Supreme Court to Hear Victor, Victoria Trademark Case
Victor's Little Secret opened in 1998 as Victor's Secret. Victoria's Secret objected, and owners Victor and Cathy Moseley added Little to the name of the store.
But Victoria's Secret sued the store in U.S. District Court in Louisville, KY, claiming violations of the Federal Trademark Dilution Act. A federal judge agreed and ruled the name was sufficiently similar to Victoria's Secret, creating a "blurring" and "tarnishing effect."
The Sixth U.S. Circuit Court of Appeals in Cincinnati, which in July ruled against the Moseleys, said a plaintiff "need only show a likelihood of dilution," according to Dow Jones Newswires.
"While no consumer is likely to go to the Moseleys' store expecting to find Victoria's Secret's famed Miracle Bra, consumers who hear the name, 'Victor's Little Secret,' are likely automatically to think of the more famous store and link it to the Moseleys' adult-toy, gag gift and lingerie shop," the court said.

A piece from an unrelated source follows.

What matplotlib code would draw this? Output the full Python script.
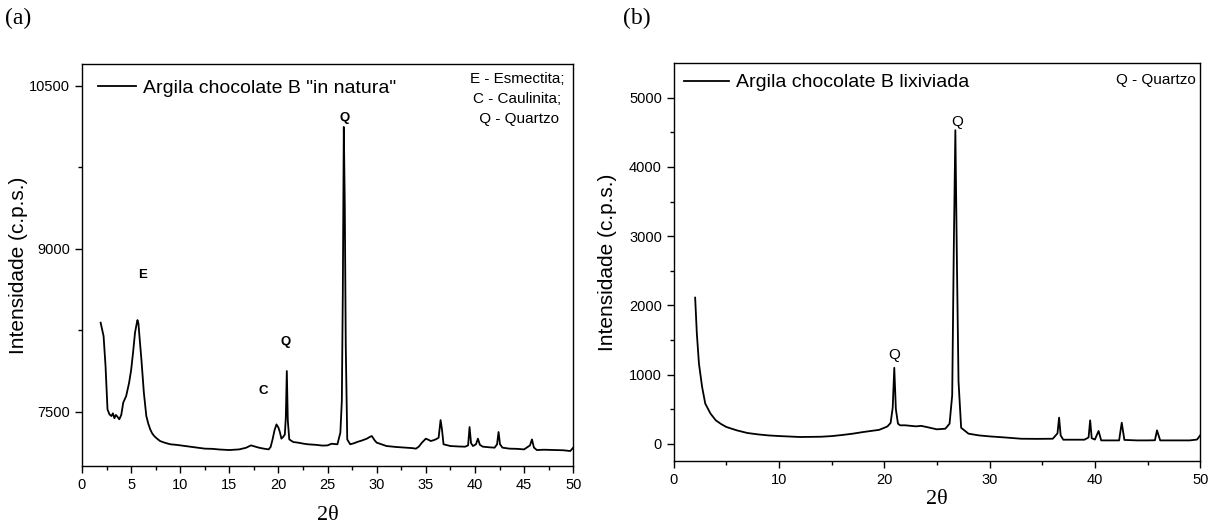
import matplotlib
matplotlib.use("Agg")
import matplotlib.pyplot as plt
import numpy as np

# ---- panel (a): Argila chocolate B "in natura"
theta_a = [1.9, 2.2, 2.4, 2.6, 2.8, 3.0, 3.15, 3.3, 3.45, 3.6, 3.8, 4.0, 4.2, 4.5, 4.8,
           5.0, 5.2, 5.4, 5.55, 5.65, 5.75, 5.85, 6.05, 6.3, 6.55, 6.75, 6.95, 7.15, 7.35,
           7.6, 7.95, 8.4, 9.0, 9.6, 10.0, 10.8, 11.5, 12.5, 13.3, 14.0, 15.0, 16.0,
           16.7, 17.2, 17.6, 18.0, 18.5, 19.0, 19.2, 19.4, 19.6, 19.8, 20.0, 20.15,
           20.3, 20.5, 20.65, 20.75, 20.85, 20.95, 21.1, 21.5, 22.0, 22.6, 23.0, 23.8,
           24.5, 25.0, 25.4, 26.0, 26.3, 26.45, 26.55, 26.65, 26.75, 26.85, 27.0, 27.3,
           27.7, 28.0, 28.5, 29.0, 29.3, 29.5, 29.8, 30.0, 30.5, 31.0, 32.0, 33.0, 33.6,
           34.0, 34.3, 34.6, 35.0, 35.3, 35.5, 35.8, 36.0, 36.3, 36.5, 36.65, 36.8, 37.5,
           38.3, 39.0, 39.3, 39.45, 39.6, 39.8, 40.1, 40.3, 40.5, 40.8, 41.5, 42.0,
           42.25, 42.4, 42.55, 42.8, 43.5, 44.3, 45.0, 45.6, 45.8, 46.0, 46.3, 47.0,
           48.0, 49.0, 49.7, 50.0]
int_a = [8319, 8196, 7920, 7521, 7475, 7460, 7485, 7440, 7470, 7455, 7430, 7470, 7583,
         7644, 7767, 7880, 8043, 8227, 8300, 8343, 8310, 8196, 7981, 7675, 7460, 7390,
         7337, 7300, 7276, 7255, 7230, 7215, 7200, 7195, 7190, 7180, 7172, 7160, 7158,
         7152, 7147, 7153, 7168, 7190, 7180, 7169, 7160, 7153, 7175, 7245, 7330, 7383,
         7353, 7310, 7252, 7270, 7291, 7450, 7874, 7420, 7245, 7221, 7215, 7205, 7200,
         7195, 7188, 7190, 7205, 7200, 7307, 7600, 8600, 10120, 9400, 8100, 7245, 7200,
         7210, 7221, 7235, 7252, 7268, 7276, 7235, 7215, 7200, 7184, 7175, 7169, 7165,
         7160, 7180, 7215, 7252, 7240, 7230, 7238, 7245, 7260, 7423, 7330, 7200, 7184,
         7180, 7178, 7190, 7359, 7210, 7184, 7200, 7252, 7195, 7178, 7172, 7169, 7200,
         7313, 7200, 7169, 7160, 7158, 7153, 7190, 7245, 7170, 7147, 7150, 7147, 7145,
         7138, 7169]

# ---- panel (b): Argila chocolate B lixiviada
theta_b = [2.04, 2.2, 2.4, 2.7, 3.0, 3.5, 4.0, 4.5, 5.0, 6.0, 7.0, 8.0, 9.0, 10.0,
           11.0, 12.0, 13.0, 14.0, 15.0, 16.0, 17.0, 18.0, 19.0, 19.5, 20.0, 20.3,
           20.6, 20.8, 20.95, 21.1, 21.3, 21.5, 22.0, 23.0, 23.5, 24.0, 25.0, 25.8,
           26.2, 26.45, 26.6, 26.75, 26.9, 27.05, 27.3, 28.0, 29.0, 30.0, 31.5, 33.0,
           34.5, 36.0, 36.45, 36.6, 36.75, 37.0, 38.0, 39.0, 39.4, 39.55, 39.7, 40.0,
           40.35, 40.6, 41.5, 42.3, 42.55, 42.8, 44.0, 45.0, 45.7, 45.9, 46.2, 47.5,
           49.0, 49.7, 50.0]
int_b = [2111, 1594, 1159, 821, 580, 435, 338, 285, 242, 193, 155, 135, 120, 111, 104,
         97, 99, 101, 110, 126, 145, 169, 190, 200, 230, 250, 300, 520, 1097, 500, 290,
         266, 266, 251, 258, 242, 208, 217, 290, 700, 2800, 4531, 2600, 900, 230, 145,
         120, 106, 90, 72, 70, 72, 150, 377, 120, 58, 58, 58, 90, 338, 80, 60, 184, 48,
         48, 48, 304, 55, 48, 48, 50, 193, 48, 48, 48, 60, 121]

sans = ['Liberation Sans', 'DejaVu Sans']
serif = ['Liberation Serif', 'DejaVu Serif']
plt.rcParams['font.family'] = sans

fig = plt.figure(figsize=(12.16, 5.27), dpi=100)
ax1 = fig.add_axes([0.0674, 0.1157, 0.404, 0.763])
ax2 = fig.add_axes([0.554, 0.1252, 0.433, 0.755])

ax1.plot(theta_a, int_a, color='black', lw=1.3, label='Argila chocolate B "in natura"')
ax1.set_xlim(0, 50)
ax1.set_ylim(7000, 10700)
ax1.set_xticks(np.arange(0, 51, 5))
ax1.set_xticks(np.arange(0, 51, 2.5), minor=True)
ax1.set_yticks([7500, 9000, 10500])
ax1.set_yticks([8250, 9750], minor=True)

ax2.plot(theta_b, int_b, color='black', lw=1.3, label='Argila chocolate B lixiviada')
ax2.set_xlim(0, 50)
ax2.set_ylim(-250, 5500)
ax2.set_xticks(np.arange(0, 51, 10))
ax2.set_xticks(np.arange(0, 51, 5), minor=True)
ax2.set_yticks(np.arange(0, 5001, 1000))
ax2.set_yticks(np.arange(0, 5001, 500), minor=True)

for ax in (ax1, ax2):
    for s in ax.spines.values():
        s.set_linewidth(1.0)
    ax.tick_params(which='major', direction='out', length=5, width=1, labelsize=10.5)
    ax.tick_params(which='minor', direction='out', length=3, width=1)
    ax.set_ylabel('Intensidade (c.p.s.)', fontsize=15)

ax1.set_xlabel('2θ', fontsize=16, family=serif, labelpad=10)
ax2.set_xlabel('2θ', fontsize=16, family=serif, labelpad=2)
ax1.yaxis.set_label_coords(-0.11, 0.5)
ax2.yaxis.set_label_coords(-0.108, 0.5)

ax1.legend(loc='upper left', frameon=False, fontsize=14, handlelength=2.0,
           handletextpad=0.35, borderaxespad=0.6, borderpad=0.2)
ax2.legend(loc='upper left', frameon=False, fontsize=14, handlelength=2.3,
           handletextpad=0.35, borderaxespad=0.35, borderpad=0.2)

# mineral labels, panel (a)
ax1.text(49.1, 10558, 'E - Esmectita;', ha='right', va='center', fontsize=11)
ax1.text(48.8, 10380, 'C - Caulinita;', ha='right', va='center', fontsize=11)
ax1.text(48.6, 10196, ' Q - Quartzo', ha='right', va='center', fontsize=11)
ax1.text(6.2, 8754, 'E', ha='center', va='center', fontsize=9.5, weight='bold')
ax1.text(18.5, 7690, 'C', ha='center', va='center', fontsize=9.5, weight='bold')
ax1.text(20.7, 8144, 'Q', ha='center', va='center', fontsize=9.5, weight='bold')
ax1.text(26.7, 10205, 'Q', ha='center', va='center', fontsize=9.5, weight='bold')

# panel (b)
ax2.text(49.6, 5251, 'Q - Quartzo', ha='right', va='center', fontsize=11)
ax2.text(26.9, 4652, 'Q', ha='center', va='center', fontsize=11)
ax2.text(20.95, 1275, 'Q', ha='center', va='center', fontsize=11)

fig.text(0.004, 0.965, '(a)', fontsize=17, family=serif, va='center')
fig.text(0.512, 0.965, '(b)', fontsize=17, family=serif, va='center')

plt.savefig('out.png', dpi=100)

According to Reuters, the issue for the Supreme Court is whether trademark dilution requires proof of actual injury to the economic value of a famous mark, as opposed to proof only of a likelihood of dilution, which is what the appeals court found.
Dow Jones Newswires reports that Victoria's Secret has more than 750 stores nationwide with 400 million copies of its catalogs packed with lingerie models mailed annually. The company reportedly informed the Supreme Court that more than 3.5 million Kentucky residents receive the lingerie catalog annually, including 39,000 in Elizabethtown.
Attorney James R. Higgins Jr., who represents the Moseleys, told the Supreme Court that the judges who have ruled on the case "clearly were uncomfortable with [the Moseleys'] business, legitimate though it is."